# Infinite sum with factorial

I am learning about Poisson Random Variable and came across a problem with this infinite sum:

$\sum^{∞}_{n=2}\frac{e^{-2}(2)^i}{i!}$

The first step I do is move the constant $e^{-2}$ out.

$e^{-2} * (\sum^{∞}_{n=2}\frac{(2)^i}{i!})$

But I don't know what is the next step after this, I am trying to use this formula: $\frac{a}{1-r}$

I looked through my notes from class, but I can only find basic example that cover $\sum^{∞}_{n=1} 2x$. In the this case, what would be the ratio?

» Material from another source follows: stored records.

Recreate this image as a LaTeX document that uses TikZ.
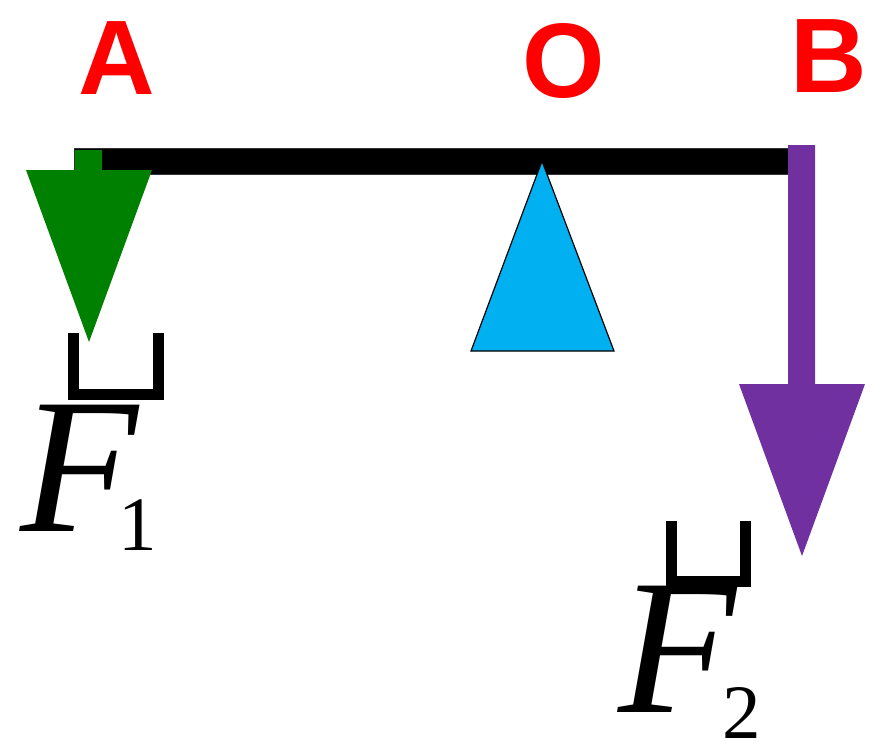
\documentclass[tikz,border=0pt]{standalone}
\usepackage{fontspec}
\setmainfont{Liberation Serif}
\newfontfamily\labelfont{Liberation Sans}
\usetikzlibrary{positioning}
\definecolor{forcegreen}{HTML}{008000}
\definecolor{forcepurple}{HTML}{7030A0}
\definecolor{pivotblue}{HTML}{00B0F0}
\begin{document}
\begin{tikzpicture}[
        x=1pt, y=-1pt,
        point/.style={inner sep=0pt, text=red, font=\labelfont\bfseries\fontsize{106}{106}\selectfont, anchor=base},
        forcename/.style={inner sep=0pt, text depth=0pt, font=\itshape\fontsize{193}{193}\selectfont, anchor=base},
        forceidx/.style={inner sep=0pt, text depth=0pt, font=\fontsize{77}{77}\selectfont, anchor=base},
        cup/.style={draw=black, line width=11pt, miter limit=10}
    ]
    \useasboundingbox (0,0) rectangle (875,749);
    % Define points
    \node[point] (A) at (117,95) {A};
    \node[point] (O) at (564,98) {O};
    \node[point] (B) at (828.5,93) {B};
    % Lever and pivot
    \draw[fill=black, draw=black!80, line width=0.6pt] (74,148) rectangle (789,174);
    \draw[fill=pivotblue, draw=black, line width=1.2pt] (542,161) -- (614,351) -- (471,351) -- cycle;
    % Forces
    \fill[forcegreen] (75,150) -- (102,150) -- (102,170) -- (152,170) -- (89,342) -- (26,170) -- (75,170) -- cycle;
    \fill[forcepurple] (788,145) -- (815,145) -- (815,384) -- (865,384) -- (802,556) -- (739,384) -- (788,384) -- cycle;
    % Labels
    \draw[cup] (73.5,333) -- (73.5,394.5) -- (158.5,394.5) -- (158.5,333);
    \node[forcename] (F1) at (79,531) {F};
    \node[forceidx] (sub1) at (138,550) {1};
    \draw[cup] (671.5,521) -- (671.5,581.5) -- (745.5,581.5) -- (745.5,521);
    \node[forcename] (F2) at (677,712) {F};
    \node[forceidx] (sub2) at (742,738) {2};
\end{tikzpicture}
\end{document}
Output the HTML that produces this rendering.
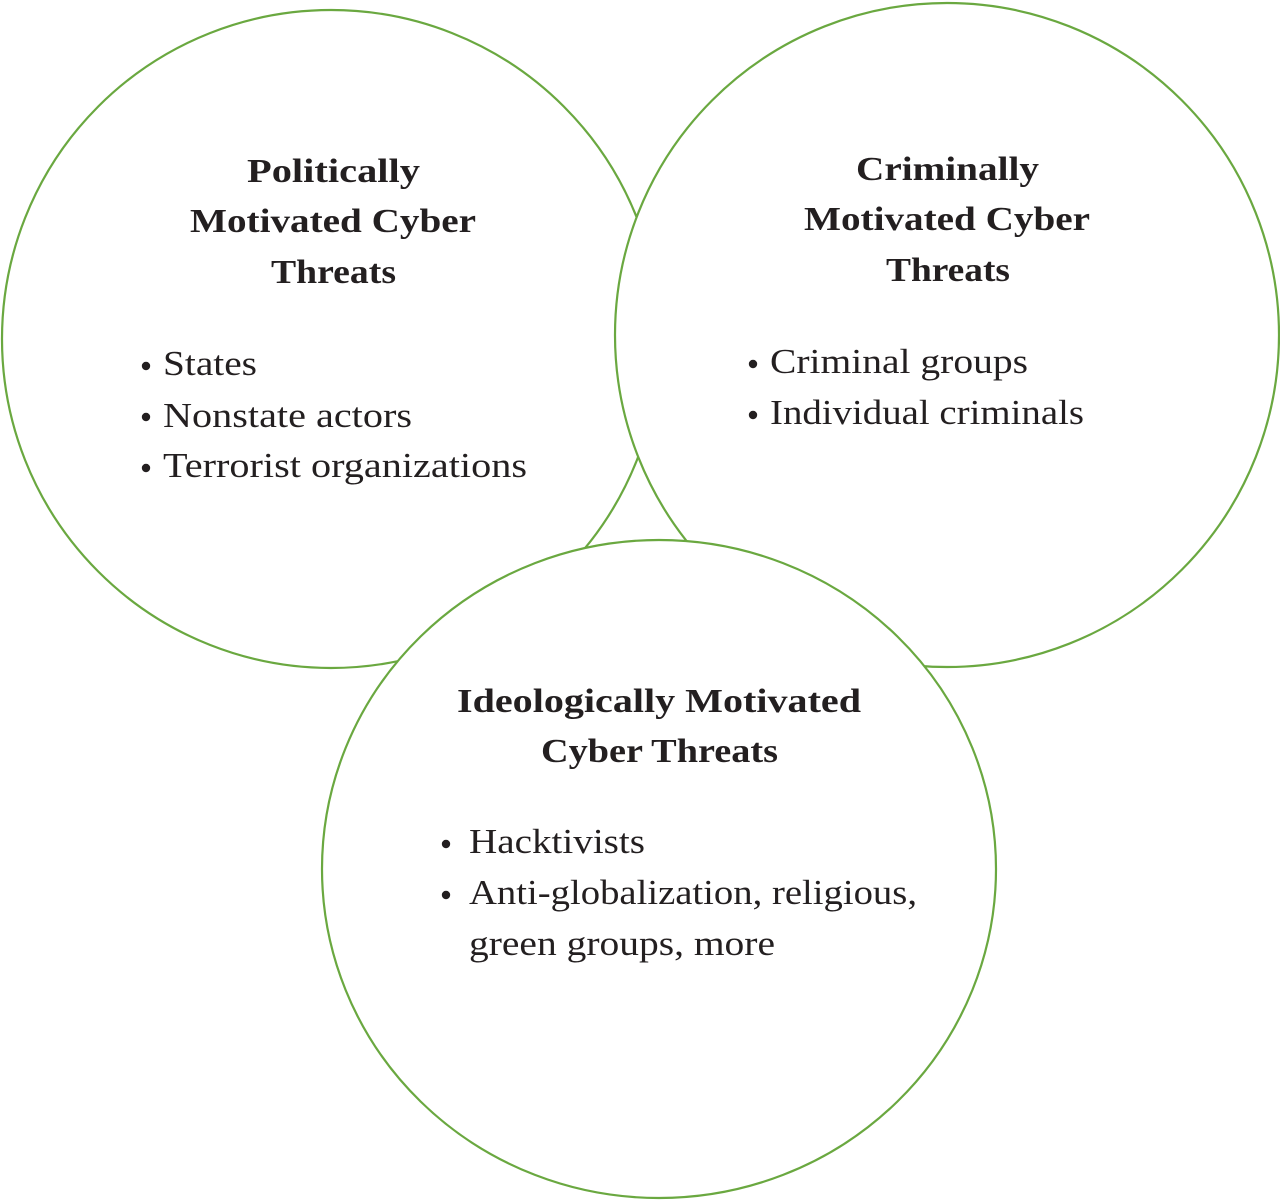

• Hint: What is the Taylor series for the exponential function? – Robert Israel Mar 10 '16 at 23:50
• HINT: $$\sum_{i=0}^{\infty} \frac{x^i}{i!} = e^x$$ – Crostul Mar 10 '16 at 23:51
• Shouldn't the $n$ in the index of the sum be an $i$? – Ryan Goulden Mar 30 '17 at 6:18

Using the series expansion for the exponential function, $$e^{x} = \sum_{r=0}^{\infty} \frac{x^{r}}{r!},$$ then by subtracting the first two terms from both sides: $$\sum_{r=2}^{\infty} \frac{x^{r}}{r!} = e^{x} - 1 - x.$$
It will certainly help to know that $$e^x=\sum_{i=0}^\infty \frac{x^i}{i!}$$
Just fill in $x=2$ and work from there!
The equality I use is called the taylor series at $0$ or the maclaurin series of $e^x$. It's not hard to derive.